Analysis of spermatogenesis and SSCs in F 1 mice. To understand the mechanism of transmission of abnormal phenotype, we performed immunostaining of ICSI-F 1 and control-F 1 mouse testes (Figure 4A). We used antibodies against the regions of histone H3 containing the dimethylated lysine 4 (H3K4me2), dimethylated lysine 9 (H3K9me2), dimethylated lysine 27 (H3K27me2), trimethylated lysine 27 (H3K27me3), demethylated lysine 36 (H3K36me2), and dimethylated lysine 79 (H3K79me2). Immunostaining pattens were similar to results reported in previous studies (29–31). However, there were no obvious differences in staining patterns between the 2 groups.

Figure 4 Analysis of spermatogenesis and GS cells derived from F 1 mice. (A) Immunostaining of F 1 testes using antibodies against H3K4me2, H3K9me2, H3K27me2, H3K27me3, H3K36me2, and H3K79me2. One hundred cells in 5 tubules of 3 mice were analyzed per group. Each antigen was assessed using a single antibody. Signal intensity in PNA+ cells was measured. H3K9me2 was omitted for quantification because PNA+ cells did not show H3K9me2 signals. Scale bar: 30 μm. (B) A scatter plot with a list of genes, showing correlation of the DNA methylation data at individual CpG sites in gene promoters (n = 4). Methylation statuses at 237,680 CpG sites were covered. The numbers of identified hypermethylated sites and hypomethylated sites in ICSI-F 1 compared with control-F 1 GS cells are shown in red and blue, respectively, along with the percentage of commonly covered sites. Red or blue lines indicate 20% increased methylation levels or 20% decreased methylation levels in ICSI-F 1 GS cells, respectively.

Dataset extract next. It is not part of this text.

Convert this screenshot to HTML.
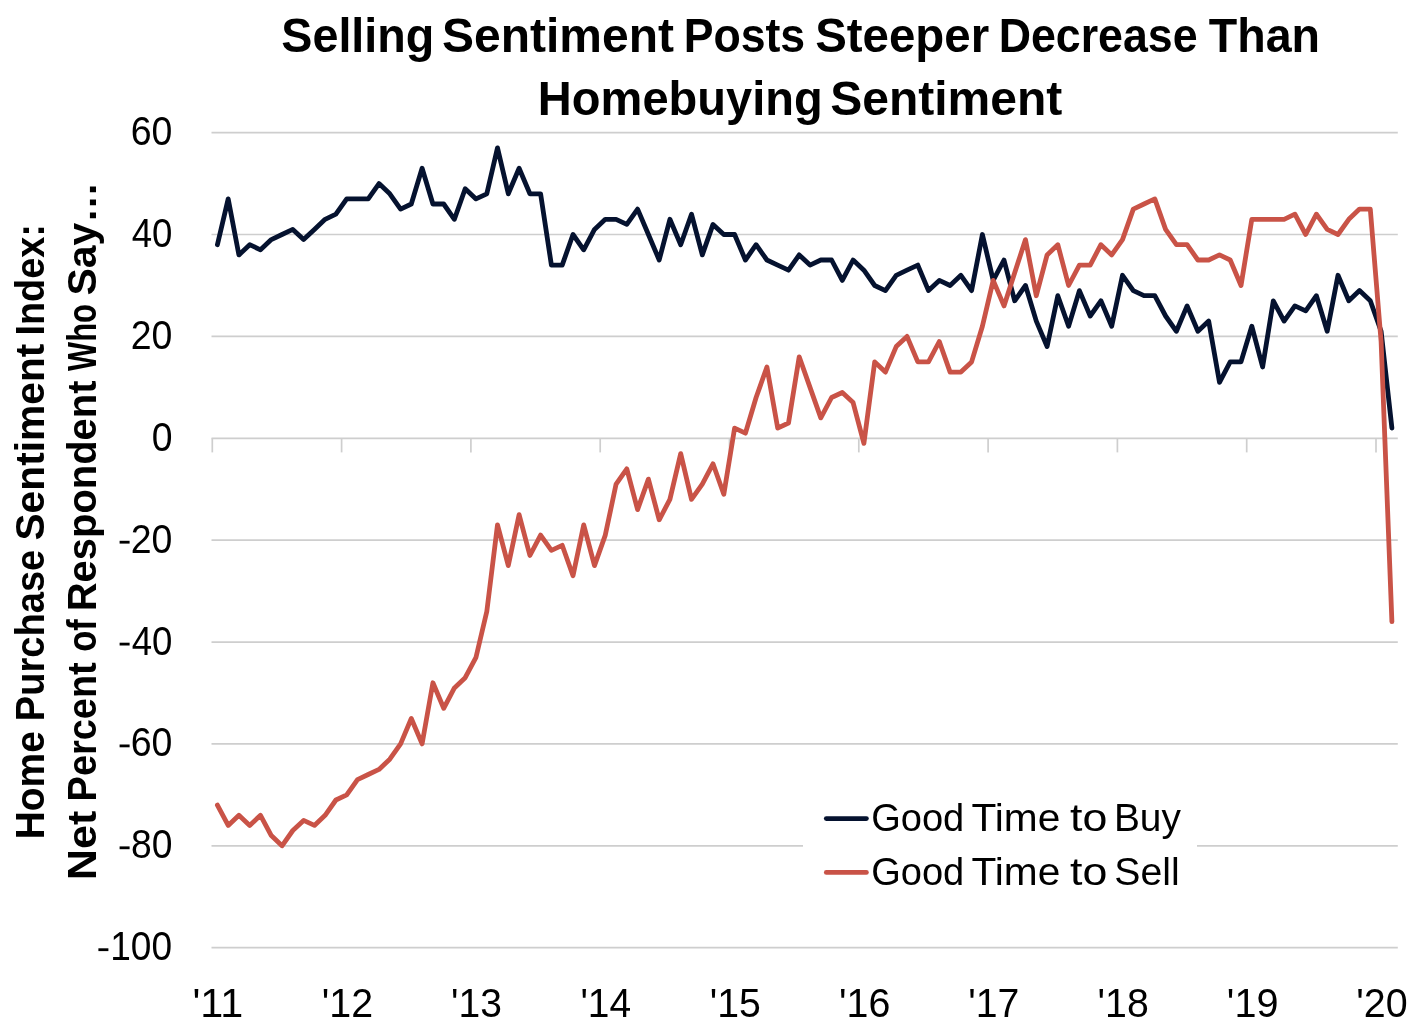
<!DOCTYPE html><html><head><meta charset="utf-8"><title>Selling Sentiment Posts Steeper Decrease Than Homebuying Sentiment</title>
<style>html,body{margin:0;padding:0;background:#fff}body{width:1421px;height:1031px;overflow:hidden}svg{display:block;will-change:transform}text{font-family:"Liberation Sans",sans-serif;fill:#000}</style></head><body>
<svg width="1421" height="1031" viewBox="0 0 1421 1031">
<rect width="1421" height="1031" fill="#fff"/>
<line x1="211.5" x2="1397.8" y1="132.7" y2="132.7" stroke="#cecece" stroke-width="1.7"/>
<line x1="211.5" x2="1397.8" y1="234.5" y2="234.5" stroke="#cecece" stroke-width="1.7"/>
<line x1="211.5" x2="1397.8" y1="336.4" y2="336.4" stroke="#cecece" stroke-width="1.7"/>
<line x1="211.5" x2="1397.8" y1="438.3" y2="438.3" stroke="#cecece" stroke-width="1.7"/>
<line x1="211.5" x2="1397.8" y1="540.2" y2="540.2" stroke="#cecece" stroke-width="1.7"/>
<line x1="211.5" x2="1397.8" y1="642.1" y2="642.1" stroke="#cecece" stroke-width="1.7"/>
<line x1="211.5" x2="1397.8" y1="743.9" y2="743.9" stroke="#cecece" stroke-width="1.7"/>
<line x1="211.5" x2="1397.8" y1="845.8" y2="845.8" stroke="#cecece" stroke-width="1.7"/>
<line x1="211.5" x2="1397.8" y1="947.7" y2="947.7" stroke="#cecece" stroke-width="1.7"/>
<line x1="212.3" x2="212.3" y1="438.3" y2="452.4" stroke="#cecece" stroke-width="1.7"/>
<line x1="341.6" x2="341.6" y1="438.3" y2="452.4" stroke="#cecece" stroke-width="1.7"/>
<line x1="470.9" x2="470.9" y1="438.3" y2="452.4" stroke="#cecece" stroke-width="1.7"/>
<line x1="600.2" x2="600.2" y1="438.3" y2="452.4" stroke="#cecece" stroke-width="1.7"/>
<line x1="729.5" x2="729.5" y1="438.3" y2="452.4" stroke="#cecece" stroke-width="1.7"/>
<line x1="858.8" x2="858.8" y1="438.3" y2="452.4" stroke="#cecece" stroke-width="1.7"/>
<line x1="988.1" x2="988.1" y1="438.3" y2="452.4" stroke="#cecece" stroke-width="1.7"/>
<line x1="1117.4" x2="1117.4" y1="438.3" y2="452.4" stroke="#cecece" stroke-width="1.7"/>
<line x1="1246.7" x2="1246.7" y1="438.3" y2="452.4" stroke="#cecece" stroke-width="1.7"/>
<line x1="1376.0" x2="1376.0" y1="438.3" y2="452.4" stroke="#cecece" stroke-width="1.7"/>
<rect x="803" y="795" width="394" height="100" fill="#fff"/>
<path d="M217.4 244.7 L228.2 198.9 L238.9 254.9 L249.7 244.7 L260.5 249.8 L271.3 239.6 L282.0 234.5 L292.8 229.4 L303.6 239.6 L314.4 229.4 L325.1 219.3 L335.9 214.2 L346.7 198.9 L357.5 198.9 L368.2 198.9 L379.0 183.6 L389.8 193.8 L400.6 209.1 L411.3 204.0 L422.1 168.3 L432.9 204.0 L443.7 204.0 L454.4 219.3 L465.2 188.7 L476.0 198.9 L486.8 193.8 L497.5 147.9 L508.3 193.8 L519.1 168.3 L529.9 193.8 L540.6 193.8 L551.4 265.1 L562.2 265.1 L573.0 234.5 L583.7 249.8 L594.5 229.4 L605.3 219.3 L616.1 219.3 L626.8 224.4 L637.6 209.1 L648.4 234.5 L659.2 260.0 L669.9 219.3 L680.7 244.7 L691.5 214.2 L702.3 254.9 L713.0 224.4 L723.8 234.5 L734.6 234.5 L745.4 260.0 L756.1 244.7 L766.9 260.0 L777.7 265.1 L788.5 270.2 L799.2 254.9 L810.0 265.1 L820.8 260.0 L831.6 260.0 L842.3 280.4 L853.1 260.0 L863.9 270.2 L874.7 285.5 L885.4 290.6 L896.2 275.3 L907.0 270.2 L917.8 265.1 L928.5 290.6 L939.3 280.4 L950.1 285.5 L960.9 275.3 L971.6 290.6 L982.4 234.5 L993.2 280.4 L1004.0 260.0 L1014.7 300.8 L1025.5 285.5 L1036.3 321.1 L1047.1 346.6 L1057.8 295.7 L1068.6 326.2 L1079.4 290.6 L1090.2 316.0 L1100.9 300.8 L1111.7 326.2 L1122.5 275.3 L1133.3 290.6 L1144.0 295.7 L1154.8 295.7 L1165.6 316.0 L1176.4 331.3 L1187.1 305.9 L1197.9 331.3 L1208.7 321.1 L1219.5 382.3 L1230.2 361.9 L1241.0 361.9 L1251.8 326.2 L1262.6 367.0 L1273.3 300.8 L1284.1 321.1 L1294.9 305.9 L1305.7 310.9 L1316.4 295.7 L1327.2 331.3 L1338.0 275.3 L1348.8 300.8 L1359.5 290.6 L1370.3 300.8 L1381.1 331.3 L1391.9 428.1" fill="none" stroke="#05122f" stroke-width="4.8" stroke-linejoin="round" stroke-linecap="round"/>
<path d="M217.4 805.1 L228.2 825.4 L238.9 815.3 L249.7 825.4 L260.5 815.3 L271.3 835.6 L282.0 845.8 L292.8 830.5 L303.6 820.4 L314.4 825.4 L325.1 815.3 L335.9 800.0 L346.7 794.9 L357.5 779.6 L368.2 774.5 L379.0 769.4 L389.8 759.2 L400.6 743.9 L411.3 718.5 L422.1 743.9 L432.9 682.8 L443.7 708.3 L454.4 687.9 L465.2 677.7 L476.0 657.3 L486.8 611.5 L497.5 524.9 L508.3 565.6 L519.1 514.7 L529.9 555.5 L540.6 535.1 L551.4 550.4 L562.2 545.3 L573.0 575.8 L583.7 524.9 L594.5 565.6 L605.3 535.1 L616.1 484.1 L626.8 468.9 L637.6 509.6 L648.4 479.1 L659.2 519.8 L669.9 499.4 L680.7 453.6 L691.5 499.4 L702.3 484.1 L713.0 463.8 L723.8 494.3 L734.6 428.1 L745.4 433.2 L756.1 397.5 L766.9 367.0 L777.7 428.1 L788.5 423.0 L799.2 356.8 L810.0 387.4 L820.8 417.9 L831.6 397.5 L842.3 392.5 L853.1 402.6 L863.9 443.4 L874.7 361.9 L885.4 372.1 L896.2 346.6 L907.0 336.4 L917.8 361.9 L928.5 361.9 L939.3 341.5 L950.1 372.1 L960.9 372.1 L971.6 361.9 L982.4 326.2 L993.2 280.4 L1004.0 305.9 L1014.7 272.7 L1025.5 239.6 L1036.3 295.7 L1047.1 254.9 L1057.8 244.7 L1068.6 285.5 L1079.4 265.1 L1090.2 265.1 L1100.9 244.7 L1111.7 254.9 L1122.5 239.6 L1133.3 209.1 L1144.0 204.0 L1154.8 198.9 L1165.6 229.4 L1176.4 244.7 L1187.1 244.7 L1197.9 260.0 L1208.7 260.0 L1219.5 254.9 L1230.2 260.0 L1241.0 285.5 L1251.8 219.3 L1262.6 219.3 L1273.3 219.3 L1284.1 219.3 L1294.9 214.2 L1305.7 234.5 L1316.4 214.2 L1327.2 229.4 L1338.0 234.5 L1348.8 219.3 L1359.5 209.1 L1370.3 209.1 L1381.1 341.5 L1391.9 621.7" fill="none" stroke="#c95347" stroke-width="4.8" stroke-linejoin="round" stroke-linecap="round"/>
<line x1="826.3" x2="866.4" y1="818.6" y2="818.6" stroke="#05122f" stroke-width="4.8" stroke-linecap="round"/>
<line x1="826.3" x2="866.4" y1="872.4" y2="872.4" stroke="#c95347" stroke-width="4.8" stroke-linecap="round"/>
<text transform="translate(281.32 52.00) scale(0.9867 1)" font-size="47.3" font-weight="bold">Selling</text>
<text transform="translate(442.08 52.00) scale(1.0146 1)" font-size="47.3" font-weight="bold">Sentiment</text>
<text transform="translate(683.63 52.00) scale(0.9433 1)" font-size="47.3" font-weight="bold">Posts</text>
<text transform="translate(815.20 52.00) scale(1.0026 1)" font-size="47.3" font-weight="bold">Steeper</text>
<text transform="translate(998.73 52.00) scale(0.9450 1)" font-size="47.3" font-weight="bold">Decrease</text>
<text transform="translate(1208.71 52.00) scale(0.9854 1)" font-size="47.3" font-weight="bold">Than</text>
<text transform="translate(537.87 115.10) scale(0.9946 1)" font-size="47.3" font-weight="bold">Homebuying</text>
<text transform="translate(830.18 115.10) scale(1.0155 1)" font-size="47.3" font-weight="bold">Sentiment</text>
<text transform="translate(871.25 830.70) scale(0.9752 1)" font-size="39.0">Good</text>
<text transform="translate(971.46 830.70) scale(1.0436 1)" font-size="39.0">Time</text>
<text transform="translate(1070.03 830.70) scale(1.1471 1)" font-size="39.0">to</text>
<text transform="translate(1113.96 830.70) scale(0.9961 1)" font-size="39.0">Buy</text>
<text transform="translate(871.25 884.60) scale(0.9752 1)" font-size="39.0">Good</text>
<text transform="translate(971.46 884.60) scale(1.0436 1)" font-size="39.0">Time</text>
<text transform="translate(1070.03 884.60) scale(1.1471 1)" font-size="39.0">to</text>
<text transform="translate(1114.24 884.60) scale(1.0058 1)" font-size="39.0">Sell</text>
<text transform="translate(44.30 839.19) rotate(-90) scale(0.9765 1)" font-size="39.8" font-weight="bold">Home</text>
<text transform="translate(44.30 721.13) rotate(-90) scale(0.9571 1)" font-size="39.8" font-weight="bold">Purchase</text>
<text transform="translate(44.30 540.58) rotate(-90) scale(1.0239 1)" font-size="39.8" font-weight="bold">Sentiment</text>
<text transform="translate(44.30 335.62) rotate(-90) scale(0.9511 1)" font-size="39.8" font-weight="bold">Index:</text>
<text transform="translate(96.40 880.18) rotate(-90) scale(1.0852 1)" font-size="39.8" font-weight="bold">Net</text>
<text transform="translate(96.40 801.42) rotate(-90) scale(0.9534 1)" font-size="39.8" font-weight="bold">Percent</text>
<text transform="translate(96.40 651.80) rotate(-90) scale(0.8690 1)" font-size="39.8" font-weight="bold">of</text>
<text transform="translate(96.40 611.26) rotate(-90) scale(1.0037 1)" font-size="39.8" font-weight="bold">Respondent</text>
<text transform="translate(96.40 370.90) rotate(-90) scale(0.7763 1)" font-size="39.8" font-weight="bold">Who</text>
<text transform="translate(96.40 295.59) rotate(-90) scale(1.0301 1)" font-size="39.8" font-weight="bold">Say…</text>
<text transform="translate(130.77 145.10) scale(0.9143 1)" font-size="41.0">60</text>
<text transform="translate(131.71 247.00) scale(0.8930 1)" font-size="41.0">40</text>
<text transform="translate(130.77 348.80) scale(0.9143 1)" font-size="41.0">20</text>
<text transform="translate(151.63 450.70) scale(0.9114 1)" font-size="41.0">0</text>
<text transform="translate(130.77 552.60) scale(0.9143 1)" font-size="41.0">20</text>
<text transform="translate(131.71 654.50) scale(0.8930 1)" font-size="41.0">40</text>
<text transform="translate(130.77 756.30) scale(0.9143 1)" font-size="41.0">60</text>
<text transform="translate(131.01 858.20) scale(0.9089 1)" font-size="41.0">80</text>
<text transform="translate(110.26 960.10) scale(0.9039 1)" font-size="41.0">100</text>
<text transform="translate(192.38 1016.70) scale(1.0076 1)" font-size="41.0">&#39;11</text>
<text transform="translate(321.78 1016.70) scale(0.9604 1)" font-size="41.0">&#39;12</text>
<text transform="translate(451.10 1016.70) scale(0.9515 1)" font-size="41.0">&#39;13</text>
<text transform="translate(580.40 1016.70) scale(0.9493 1)" font-size="41.0">&#39;14</text>
<text transform="translate(709.69 1016.70) scale(0.9568 1)" font-size="41.0">&#39;15</text>
<text transform="translate(838.98 1016.70) scale(0.9596 1)" font-size="41.0">&#39;16</text>
<text transform="translate(968.29 1016.70) scale(0.9563 1)" font-size="41.0">&#39;17</text>
<text transform="translate(1097.58 1016.70) scale(0.9588 1)" font-size="41.0">&#39;18</text>
<text transform="translate(1226.87 1016.70) scale(0.9657 1)" font-size="41.0">&#39;19</text>
<text transform="translate(1356.17 1016.70) scale(0.9628 1)" font-size="41.0">&#39;20</text>
<rect x="119.6" y="540.8" width="10.0" height="2.8" fill="#000"/>
<rect x="119.6" y="642.7" width="10.0" height="2.8" fill="#000"/>
<rect x="119.6" y="744.5" width="10.0" height="2.8" fill="#000"/>
<rect x="119.6" y="846.4" width="10.0" height="2.8" fill="#000"/>
<rect x="98.4" y="948.3" width="10.0" height="2.8" fill="#000"/>
</svg></body></html>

The dashed line indicates the linear regression line. Up, upregulation; Down, downregulation. (C) A scatter plot of gene expression by RNA-Seq (n = 4). (D) Real-time PCR analysis of F 1 GS cells (n = 3). See Supplemental Tables 6 and 7 for details.

To study gene expression in the germline directly, we derived GS cells from ICSI-F 1 and control-F 1 mice. GS cells were derived by collecting CD9-expressing spermatogonia from mature testes by magnetic cell sorting. These cells are enriched for SSCs (32). The morphology and growth characteristics of ICSI-F 1 and control-F 1 GS cells did not show apparent differences. To study the genomic imprinting in both types of GS cells, we performed COBRA. However, all of them showed the same androgenetic DNA methylation patterns (Supplemental Figure 2D).

We then used the reduced representation bisulfite sequencing method to verify the overall genomic methylation (Figure 4B). Of the 237,680 covered CpG sites, our analysis identified 143 (0.06% of commonly covered sites) hypermethylated sites and 19 (0.008% of commonly covered sites) hypomethylated sites in the ICSI-F 1 versus the control-F 1 GS cells (>20% change, R2 = 0.9581) (Supplemental Table 2). Gene ontology analysis failed to detect significant association with specific biological functions. Moreover, we were not able to find significant differences in DNA methylation patterns for imprinted genes (Supplemental Figure 6).